The proposed treaty is based on the OECD Model Tax Convention, with some mutually agreed variations reflecting the economic, legal and cultural interests of each country.
"Chile is a key economic and trading partner for Australia in the growing South American market, with two-way trade now worth over $1.28 billion," the Assistant Treasurer said.
"Chile is also a major destination for Australian investment in South America, especially in the mining sector."
"The new treaty will extend Australia's tax treaty network in South America and reduce taxation barriers to trade and investment between the countries – it's a great step forward for Australian businesses that this tax treaty has been negotiated."
"The treaty will help maintain the integrity of Australia's tax base by allowing the exchange of taxpayer information, including bank information, between Australian and Chilean tax administrations."

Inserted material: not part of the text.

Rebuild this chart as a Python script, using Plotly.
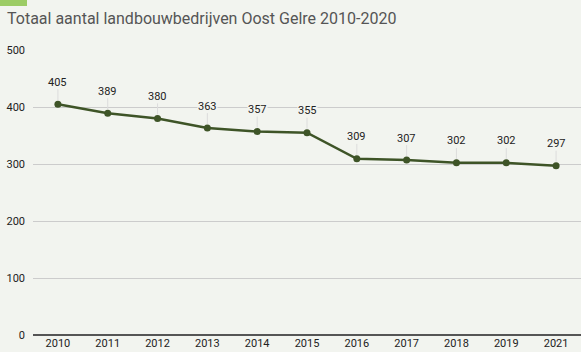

"This is consistent with current efforts by Australia and other countries to address international tax evasion."
"The proposed treaty establishes an internationally accepted framework for the taxation of cross-border transactions which will also reduce investor risk by providing a degree of legal and fiscal certainty."
Agreement on the new treaty follows recent changes to Chile's domestic law to enable Chile to exchange banking information under its tax treaties in accordance with international best practice.
"This historic, new tax treaty will facilitate the ongoing expansion of trans-Pacific trade and investment flows between the two countries and will provide long-term benefits to Australian business interests in Chile," the Assistant Treasurer said.
After the Governments of the two countries have completed the necessary procedures, the proposed treaty will be signed and submitted to the respective Parliaments. It will enter into force after approval by the Parliaments and an official exchange of notes.